You famously advised people not to order the mussels at any restaurant in Kitchen Confidential. That, and my mother’s deathly allergy to them has always made me leery, but now I’m converted.  I know I can take care to make sure that the mussels are nice and clean, and my local Costco has them fresh out of the ocean. We can’t eat the local mussels in the Summer due to red tide – which I was crushed to find out is not really a throw-back Soviet plot. I would have been more than happy to shake an AK-47 at the sky and holler “Wolverines!” if that would make mussels safe for all Americans.

But hey, a little care and cleaning and these ones from Northern California are fresh, safe and delicious. I let them sit in fresh water for a few hours before I even start to think about cooking them. Periodically I change out the water, so even though they’re pissing on each other’s heads, it gets flushed. If I’m ever captured for the purpose of eating, I hope my captors extend me the same courtesy.

"Privacy, please? We're peeing."

An hour before dinner or so, I put them in a plugged-up sink, run water and scrub and beard them as I toss them back into the (re-scrubbed) pot. This is basically the most tedious part. Those little suckers do not want to give up their last little snack of seaweed.

The rest is dead simple – throw some butter, shallots and white wine in the pot. Let them get nice and moogly (that’s totally a word) and then toss in the mussels. Once the mussels are all open, put on the lid and shake.

Action shot!

I put them all in a nice color bowl, poured the liquid over top, and served with a loaf of rustic bread and soft butter. They were simple, fresh and delicious. I sort of outsmarted myself though – I was serving other stuff for dinner, so while my fiancee and friends sat down to eat some mussels and chat, I was still cooking.

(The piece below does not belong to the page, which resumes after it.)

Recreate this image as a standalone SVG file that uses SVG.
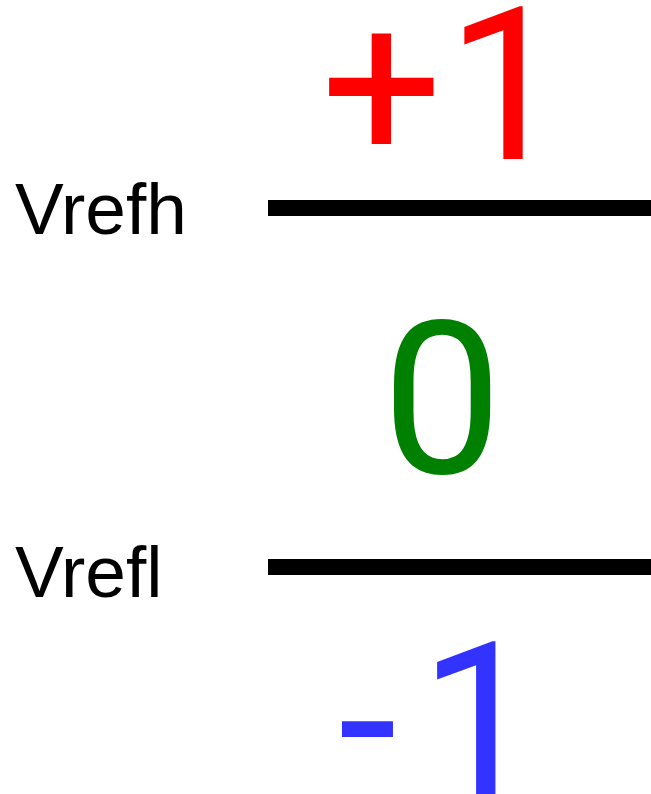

I will definitely make this again, so it’s totally a hit, Chef. Moules marinieres was much easier than the moules normandie, and I think even better, to tell the truth. If I have one lesson learned, it’s that I should plan to serve them with plenty of time to go before dinner – what a fine bowl of deliciousness to share on the deck with some crisp white wine and  friends on a warm Southern California day.